My first storm “event” lasted 7 months. I had never been away from my family for more than a couple of weeks at a time. I was in a hotel with about 40 other adjusters for the first 3 months. After that, 3 other adjusters and I who had formed a mutual friendship rented a condo together. The most rewarding part of this was the networking. We were all newbies but would always bounce ideas off each other. We each had different field support staff (TA's) that would share their experiences and knowledge of years of experience with us and we would pass this on to each other. This was invaluable and to this day I am still using what I learned.
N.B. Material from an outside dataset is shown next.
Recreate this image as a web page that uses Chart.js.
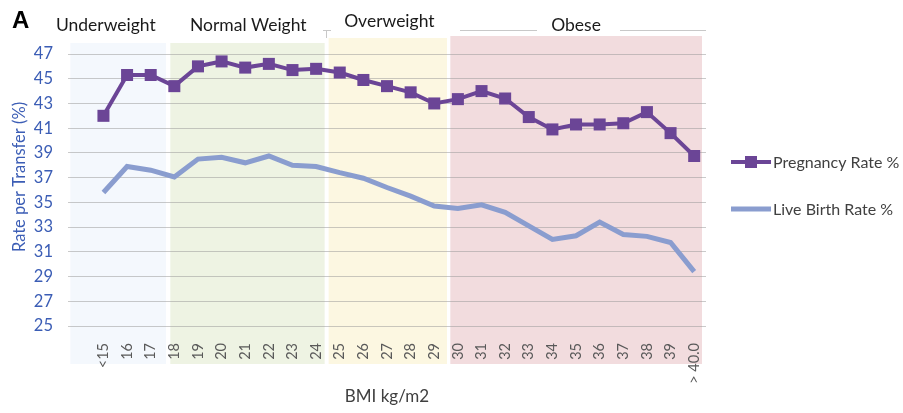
<!DOCTYPE html>
<html>
<head>
<meta charset="utf-8">
<script src="https://cdn.jsdelivr.net/npm/chart.js@4/dist/chart.umd.min.js"></script>
<style>
  html, body { margin: 0; padding: 0; background: #fff; }
  #wrap { width: 903px; height: 413px; position: relative; }
</style>
</head>
<body>
<div id="wrap"><canvas id="grafico"></canvas></div>
<script>
// ===================== DADOS =====================
const bmiLabels = ['<15', '16', '17', '18', '19', '20', '21', '22', '23', '24', '25', '26', '27',
    '28', '29', '30', '31', '32', '33', '34', '35', '36', '37', '38', '39', '> 40.0'];

const pregnancyRate = [42.0, 45.3, 45.3, 44.4, 46.0, 46.4, 45.9, 46.2, 45.7, 45.8, 45.5, 44.9, 44.4,
    43.9, 43.0, 43.35, 44.0, 43.4, 41.9, 40.9, 41.3, 41.3, 41.4, 42.3, 40.6, 38.75];

const liveBirthRate = [35.8, 37.9, 37.6, 37.05, 38.5, 38.65, 38.2, 38.75, 38.0, 37.9, 37.4, 36.95, 36.2,
    35.5, 34.7, 34.5, 34.8, 34.2, 33.1, 32.0, 32.3, 33.4, 32.4, 32.25, 31.75, 29.4];

// faixas de IMC (em índice de categoria)
const bandNames = ['Underweight', 'Normal Weight', 'Overweight', 'Obese'];
const bandStart = [-1.4, 2.83, 9.53, 14.68];
const bandEnd = [2.65, 9.36, 14.54, 25.33];
const bandLabelAt = [0.1, 6.13, 12.1, 20.0];

// ===================== CORES =====================
const corGravidez = '#6b4596';
const corNascidos = '#8a9dcf';
const corEixoY = '#3b5db5';
const coresFaixas = ['#f4f8fd', '#eef3e3', '#fcf7e1', '#f2dcde'];
const topoFaixas = [43, 43, 38, 36];
const fonte = 'Lato, "Open Sans", sans-serif';

// ===================== PLUGINS =====================
const faixasPlugin = {
    id: 'faixas',
    beforeDraw(chart) {
        const { ctx } = chart;
        const x = chart.scales.x;
        ctx.save();
        bandNames.forEach((nome, i) => {
            const x0 = x.getPixelForValue(bandStart[i]);
            const x1 = x.getPixelForValue(bandEnd[i]);
            ctx.fillStyle = coresFaixas[i];
            ctx.fillRect(x0, topoFaixas[i], x1 - x0, 364 - topoFaixas[i]);
        });
        ctx.restore();
    },
    afterDraw(chart) {
        const { ctx } = chart;
        const x = chart.scales.x;
        ctx.save();
        // letra do painel
        ctx.fillStyle = '#000';
        ctx.font = 'bold 24px "Liberation Sans", Arial, sans-serif';
        ctx.textBaseline = 'middle';
        ctx.textAlign = 'left';
        ctx.fillText('A', 12, 21);

        // título do eixo Y
        ctx.save();
        ctx.translate(20, 177);
        ctx.rotate(-Math.PI / 2);
        ctx.textAlign = 'center';
        ctx.fillStyle = corEixoY;
        ctx.font = '16.5px ' + fonte;
        ctx.fillText('Rate per Transfer (%)', 0, 0);
        ctx.restore();

        // rótulos das faixas
        ctx.font = '17.5px ' + fonte;
        ctx.fillStyle = '#1a1a1a';
        ctx.textAlign = 'center';
        bandNames.forEach((nome, i) => {
            const y = nome === 'Overweight' ? 21 : 25;
            ctx.fillText(nome, x.getPixelForValue(bandLabelAt[i]), y);
        });

        // linhas ao lado de "Obese"
        ctx.strokeStyle = '#c8c8c8';
        ctx.lineWidth = 1;
        ctx.beginPath();
        ctx.moveTo(460, 30.5); ctx.lineTo(537, 30.5);
        ctx.moveTo(620, 30.5); ctx.lineTo(706, 30.5);
        ctx.moveTo(323, 30.5); ctx.lineTo(331, 30.5);
        ctx.moveTo(326.5, 30.5); ctx.lineTo(326.5, 38);
        ctx.stroke();

        // legenda
        ctx.font = '16px ' + fonte;
        ctx.textAlign = 'left';
        chart.data.datasets.forEach((ds, i) => {
            const y = 162 + i * 47;
            ctx.strokeStyle = ds.borderColor;
            ctx.lineWidth = ds.borderWidth;
            ctx.beginPath();
            ctx.moveTo(731, y);
            ctx.lineTo(771, y);
            ctx.stroke();
            if (ds.pointRadius > 0) {
                ctx.fillStyle = ds.borderColor;
                ctx.fillRect(745, y - 6, 12, 12);
            }
            ctx.fillStyle = '#404040';
            ctx.fillText(ds.label, 773, y + 1);
        });
        ctx.restore();
    }
};

// ===================== GRÁFICO =====================
const ctx = document.getElementById('grafico').getContext('2d');

new Chart(ctx, {
    type: 'line',
    data: {
        datasets: [
            {
                label: 'Pregnancy Rate %',
                data: pregnancyRate.map((v, i) => ({ x: i, y: v })),
                borderColor: corGravidez,
                backgroundColor: corGravidez,
                borderWidth: 4,
                pointStyle: 'rect',
                pointRadius: 8.5,
                pointBorderWidth: 0,
                tension: 0
            },
            {
                label: 'Live Birth Rate %',
                data: liveBirthRate.map((v, i) => ({ x: i, y: v })),
                borderColor: corNascidos,
                backgroundColor: corNascidos,
                borderWidth: 5,
                pointRadius: 0,
                tension: 0
            }
        ]
    },
    options: {
        responsive: true,
        maintainAspectRatio: false,
        animation: false,
        layout: { padding: { top: 54, right: 197, left: 0, bottom: 0 } },
        plugins: {
            legend: { display: false },
            tooltip: { enabled: false }
        },
        scales: {
            x: {
                type: 'linear',
                min: -1.5,
                max: 25.5,
                afterBuildTicks: s => { s.ticks = bmiLabels.map((_, i) => ({ value: i })); },
                afterFit: s => { s.height = 87; },
                grid: { display: false },
                border: { display: false },
                ticks: {
                    autoSkip: false,
                    minRotation: 90,
                    maxRotation: 90,
                    padding: 9,
                    color: '#595959',
                    font: { family: fonte, size: 14.5 },
                    callback: v => bmiLabels[v] ?? ''
                },
                title: {
                    display: true,
                    text: 'BMI kg/m2',
                    color: '#404040',
                    font: { family: fonte, size: 17 },
                    padding: { top: 0, bottom: 6 }
                }
            },
            y: {
                min: 25,
                max: 47,
                afterFit: s => { s.width = 68; },
                grid: { color: 'rgba(150,150,150,0.5)', lineWidth: 1, drawTicks: false },
                border: { display: false },
                ticks: {
                    stepSize: 2,
                    padding: 15,
                    color: corEixoY,
                    font: { family: fonte, size: 16.5 }
                },
                title: { display: false }
            }
        }
    },
    plugins: [faixasPlugin]
});
</script>
</body>
</html>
For the first several storms I would scope (inspect) several losses and then come back to my room and stay up half the night. Needless to say, this was starting to wear on me. I finally took the advice of my brother-in-law and started to “table top". “Table Top” means to scope the loss and go back to your vehicle and type it up, run the claim off and take it back to the insured and go over it with them. The main advantage to “Table Topping” is instead of taking your scope notes back to your hotel room and being distracted, you sit in your vehicle and in about 20 to 30 minutes you are finished. The only extra investment is an inverter large enough to run your computer and second printer. (TIP: I got a $49.95 Canon printer, a wireless keyboard that I put in my lap instead of twisting sideways to type on the laptop and a wireless mouse). (TIP: Get an inverter large enough to run your computer and printer; the one I have is wired into my battery. Don’t get the small one that you plug into your cigarette lighter. It is not strong enough). I will never do it the old way again.
Adjusting is very rewarding, not only monetarily but it gives you so such satisfaction to help people in need. It really is an "ideal job".